Reputation: 12193
I'm trying to match keywords in strings by filtering out only words that match the following criteria:
Example:
$string = "Joe O'Donnell and Oscar De La Hoya went to a Pittsburgh Steelers game on Sunday, where Joe lost his iPhone 5, so he borrowed Oscar's iPad";
preg_match_all("/[A-Z][a-z]*/",$string,$match_words); // incorrect expression
// desired result for $match_words should be:
// array(Joe ODonnell, Oscar De La Hoya, Pittsburgh Steelers, Sunday, Joe, iPhone 5, Oscars, iPad)
Thanks
Upvotes: 2
Views: 759
Reputation: 17205
In addition to Fede, Kelly and Daniel, 2 alternatives for accented languages
Using preg_split
$capitalized_words = preg_split("/ ([a-zàèìòùáéíóúýâêîôûãñõäëïöüÿçßøåæœ]| )+ /u", $string);
Using preg_match_all
//with 'u' flag
preg_match_all("/\b((?:[A-ZÀÁÂÃÄÅÇÈÉÊËÌÍÎÏÑÒÓÔÕÖØÙÚÛÜÝÆ]['a-zàèìòùáéíóúýâêîôûãñõäëïöüÿçßøåæœ]*\s*\d*)+)\b|\b((?:[a-zàèìòùáéíóúýâêîôûãñõäëïöüÿçßøåæœ]*[A-ZÀÁÂÃÄÅÇÈÉÊËÌÍÎÏÑÒÓÔÕÖØÙÚÛÜÝÆ]['a-zàèìòùáéíóúýâêîôûãñõäëïöüÿçßøåæœ]*\s*\d*)+)\b/u", $string, $capitalized_words);
Function using preg_match_all
together with trim
function get_capitalized_words($string){
$capitalized_words=array();
//with 'u' flag
preg_match_all("/\b((?:[A-ZÀÁÂÃÄÅÇÈÉÊËÌÍÎÏÑÒÓÔÕÖØÙÚÛÜÝÆ]['a-zàèìòùáéíóúýâêîôûãñõäëïöüÿçßøåæœ]*\s*\d*)+)\b|\b((?:[a-zàèìòùáéíóúýâêîôûãñõäëïöüÿçßøåæœ]*[A-ZÀÁÂÃÄÅÇÈÉÊËÌÍÎÏÑÒÓÔÕÖØÙÚÛÜÝÆ]['a-zàèìòùáéíóúýâêîôûãñõäëïöüÿçßøåæœ]*\s*\d*)+)\b/u", $string, $matches);
if(isset($matches[0])){
$capitalized_words=array_map('trim',$matches[0]);
}
return $capitalized_words;
}
Upvotes: 0
Reputation: 1339
You can make use of PHP's ctype_lower function here!
<?php
$string = "Joe O'Donnell and Oscar De La Hoya went to a Pittsburgh Steelers game on Sunday, where Joe lost his iPhone 5, so he borrowed Oscar's iPad";
$words = $temp = array();
// Loop through the string after turning it into an array (by spaces)

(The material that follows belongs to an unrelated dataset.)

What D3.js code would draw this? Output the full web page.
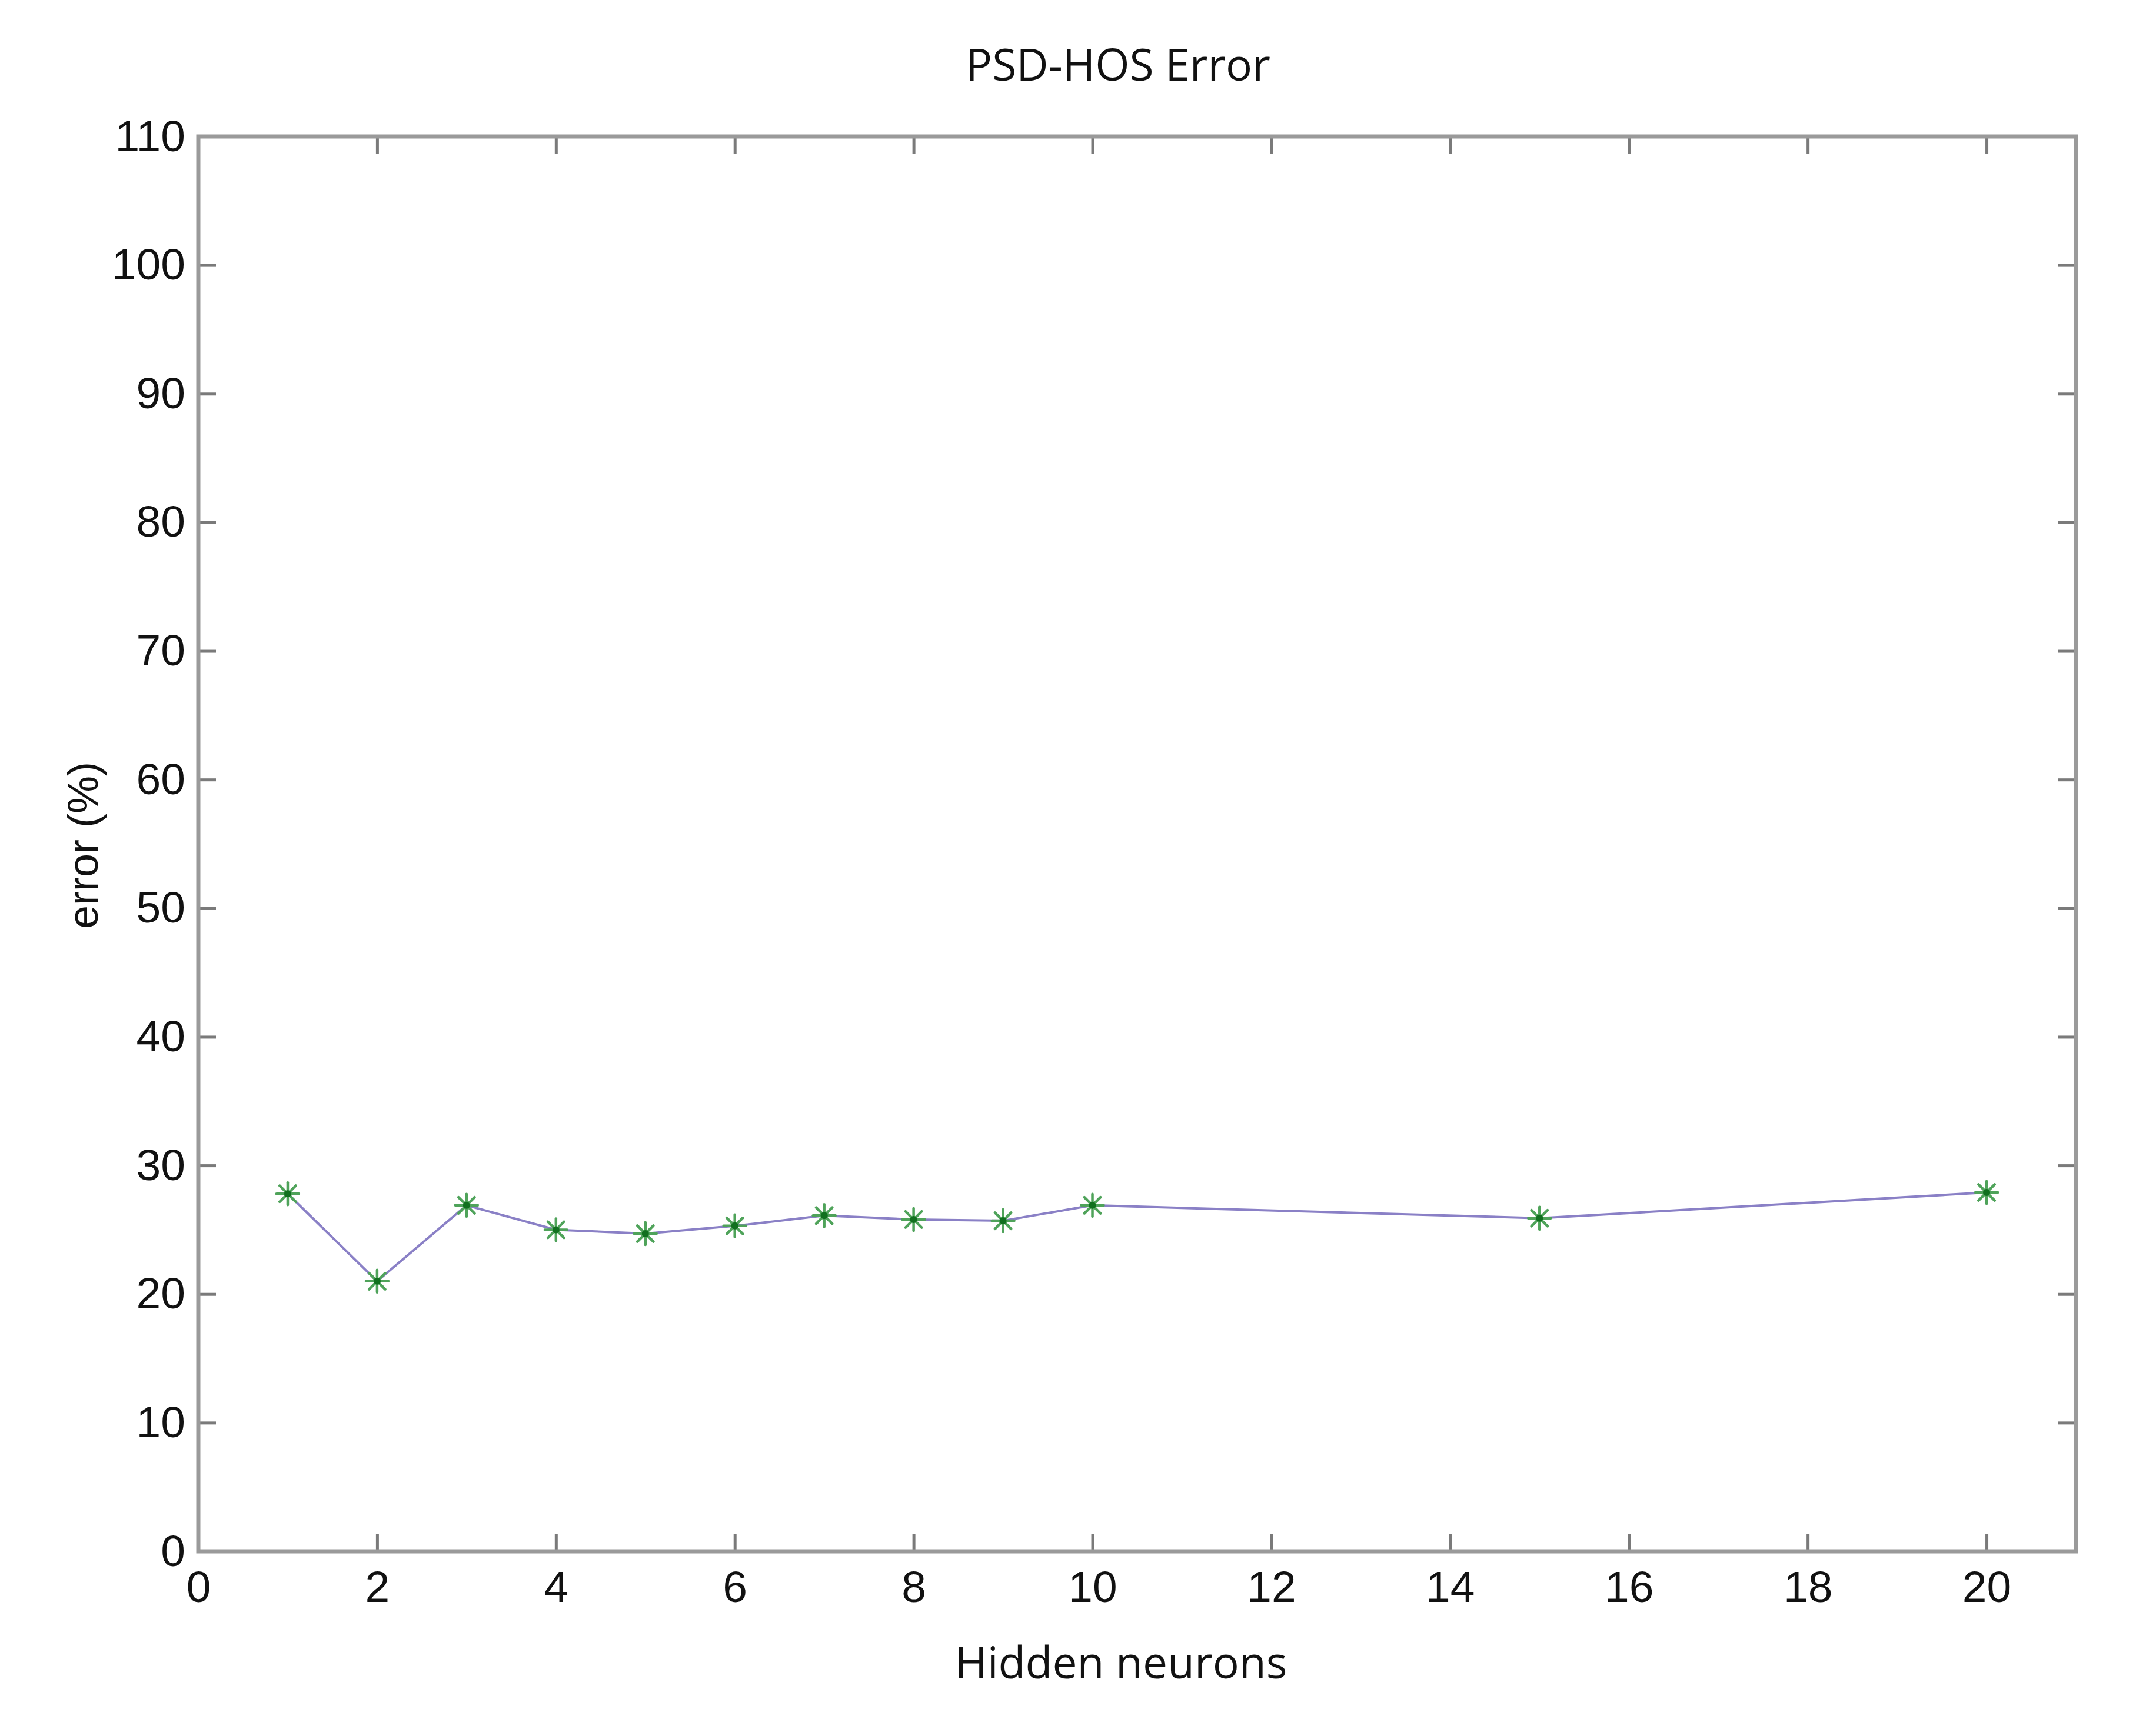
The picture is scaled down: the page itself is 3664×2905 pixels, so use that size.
<!DOCTYPE html>
<html>
<head>
<meta charset="utf-8">
<script src="https://cdn.jsdelivr.net/npm/d3@7"></script>
<style>
  html, body { margin: 0; padding: 0; background: #fff; }
  svg { display: block; }
</style>
</head>
<body>
<svg id="chart" width="3664" height="2905"></svg>
<script>
// ---- data ----
const neurons = [1, 2, 3, 4, 5, 6, 7, 8, 9, 10, 15, 20];
const errorPct = [27.8, 21.0, 26.9, 25.0, 24.7, 25.3, 26.1, 25.8, 25.7, 26.9, 25.9, 27.9];
const xTicks = [0, 2, 4, 6, 8, 10, 12, 14, 16, 18, 20];
const yTicks = [0, 10, 20, 30, 40, 50, 60, 70, 80, 90, 100, 110];
const titleText = "PSD-HOS Error";
const xLabelText = "Hidden neurons";
const yLabelText = "error (%)";

// ---- layout ----
const W = 3664, H = 2905;
const m = { left: 337, right: W - 3528, top: 232, bottom: H - 2637 };
const iw = W - m.left - m.right, ih = H - m.top - m.bottom;

const svg = d3.select("#chart");
const g = svg.append("g").attr("transform", `translate(${m.left},${m.top})`);

const x = d3.scaleLinear().domain([0, 21]).range([0, iw]);
const y = d3.scaleLinear().domain([0, 110]).range([ih, 0]);

const tickFont = "'Liberation Sans', Arial, sans-serif";
const tickLen = 30;
const tickColor = "#7a7a7a";

// axes with inward ticks on all four sides
const axB = g.append("g").attr("transform", `translate(0,${ih})`)
  .call(d3.axisBottom(x).tickValues(xTicks).tickSize(-tickLen).tickPadding(33).tickFormat(d3.format("d")));
const axT = g.append("g")
  .call(d3.axisTop(x).tickValues(xTicks).tickSize(-tickLen).tickFormat(""));
const axL = g.append("g")
  .call(d3.axisLeft(y).tickValues(yTicks).tickSize(-tickLen).tickPadding(22).tickFormat(d3.format("d")));
const axR = g.append("g").attr("transform", `translate(${iw},0)`)
  .call(d3.axisRight(y).tickValues(yTicks).tickSize(-tickLen).tickFormat(""));

[axB, axT, axL, axR].forEach(a => {
  a.select(".domain").remove();
  a.selectAll(".tick line").attr("stroke", tickColor).attr("stroke-width", 5);
  a.selectAll(".tick text").attr("font-family", tickFont).attr("font-size", 75).attr("fill", "#111");
});
axB.selectAll(".tick text").attr("dy", "0.71em");

// frame
g.append("rect").attr("x", 0).attr("y", 0).attr("width", iw).attr("height", ih)
  .attr("fill", "none").attr("stroke", "#9a9a9a").attr("stroke-width", 7);

// line
const line = d3.line().x((d, i) => x(neurons[i])).y(d => y(d));
g.append("path").datum(errorPct)
  .attr("d", line)
  .attr("fill", "none")
  .attr("stroke", "#8a80c6")
  .attr("stroke-width", 4);

// asterisk markers
const r = 19;
const mk = g.append("g").selectAll("g.mk").data(errorPct).join("g")
  .attr("class", "mk")
  .attr("transform", (d, i) => `translate(${x(neurons[i])},${y(d)})`);
const arms = [[0, -r, 0, r], [-r, 0, r, 0], [-r*0.72, -r*0.72, r*0.72, r*0.72], [-r*0.72, r*0.72, r*0.72, -r*0.72]];
arms.forEach(a => {
  mk.append("line").attr("x1", a[0]).attr("y1", a[1]).attr("x2", a[2]).attr("y2", a[3])
    .attr("stroke", "#4fa35a").attr("stroke-width", 4.5).attr("stroke-linecap", "round");
});
mk.append("circle").attr("r", 6).attr("fill", "#11701f");

// title & labels
const labelFont = "'Open Sans', 'Noto Sans', sans-serif";
svg.append("text").attr("x", 1900).attr("y", 137)
  .attr("text-anchor", "middle").attr("font-family", labelFont).attr("font-size", 75)
  .attr("fill", "#111").text(titleText);
svg.append("text").attr("x", 1905).attr("y", 2853)
  .attr("text-anchor", "middle").attr("font-family", labelFont).attr("font-size", 75)
  .attr("fill", "#111").text(xLabelText);
svg.append("text").attr("transform", `translate(166,1437) rotate(-90)`)
  .attr("text-anchor", "middle").attr("font-family", tickFont).attr("font-size", 72)
  .attr("fill", "#111").text(yLabelText);
</script>
</body>
</html>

foreach (explode(" ", $string) as $word) {
// Check if the word is lowercase and is not a number
if (ctype_lower($word) && !is_numeric($word)) {
if (empty($temp)) continue; // Don't add it if there's nothing to add
// Add the words found up until this point (from the last point) into the words array, as a string
$words[] = implode(" ", $temp);
// Reset the temp array so we can look for new words and continue
$temp = array();
continue;
}
// Add this word to the words array
$temp[] = $word;
}
$words[] = implode(" ", $temp);
// Print the words that have uppercase characters
printf("<pre>%s</pre>", print_r($words, true));
Returns:
Array
(
[0] => Joe O'Donnell
[1] => Oscar De La Hoya
[2] => Pittsburgh Steelers
[3] => Sunday,
[4] => Joe
[5] => iPhone 5,
[6] => Oscar's iPad
)
Upvotes: 2
Reputation: 365
Adding to Fede's sweet answer, this would be your new PHP code:
$string = "Joe O'Donnell and Oscar De La Hoya went to a Pittsburgh Steelers game on Sunday, where Joe lost his iPhone 5, so he borrowed Oscar's iPad";
preg_match_all("/\b((?:[A-Z]['a-z]*\s*\d*)+)\b|\b((?:[a-z]*[A-Z]['a-z]*\s*\d*)+)\b/", $string, $matches);
print_r($matches[0]);
$matches[0] would be your array of matches.
Upvotes: 2
Reputation: 121
You could first remove all non-alphanumeric characters:
$string2 = preg_replace("/[^a-zA-Z0-9\s]/", "", $string);
Then use preg_split
instead of preg_replace
to split the string by sequences of entirely lower-case words.
$match_words = preg_split("/ ([a-z]| )+ /", $string2);
(If you don't mind $string
being destroyed, you can replace $string2
with $string
)
This works for the example you provided, but consider how you want your program to behave with less sanitised input. For instance, "Foo Bar"
(two spaces) would be split into two elements whereas "Foo Bar"
(one space) would remain as one. If you're not worried about speed, you could use another preg_replace
to replace any sequence of whitespace with a single space.
Upvotes: 3
Reputation: 31005
You could use a regex like this:
\b((?:[A-Z]['a-z]*\s*\d*)+)\b|\b((?:[a-z]*[A-Z]['a-z]*\s*\d*)+)\b
Match information:
MATCH 1
1. [0-14] `Joe O'Donnell `
MATCH 2
1. [18-35] `Oscar De La Hoya `
MATCH 3
1. [45-65] `Pittsburgh Steelers `
MATCH 4
1. [73-79] `Sunday`
MATCH 5
1. [87-91] `Joe `
MATCH 6
2. [100-108] `iPhone 5`
MATCH 7
1. [125-133] `Oscar's `
MATCH 8
2. [133-137] `iPad`
The regex consists of two patterns:
\b((?:[A-Z]['a-z]*\s*\d*)+)\b ---> Match words like Joe O'Connels or Oscar De La Hoya
|
\b((?:[a-z]*[A-Z]['a-z]*\s*\d*)+)\b ---> Match words like iPad or iPhone
Btw, if you take a look at the results, it has a trailing space at the end, you could do a trim to the result to have it cleaned.
Upvotes: 3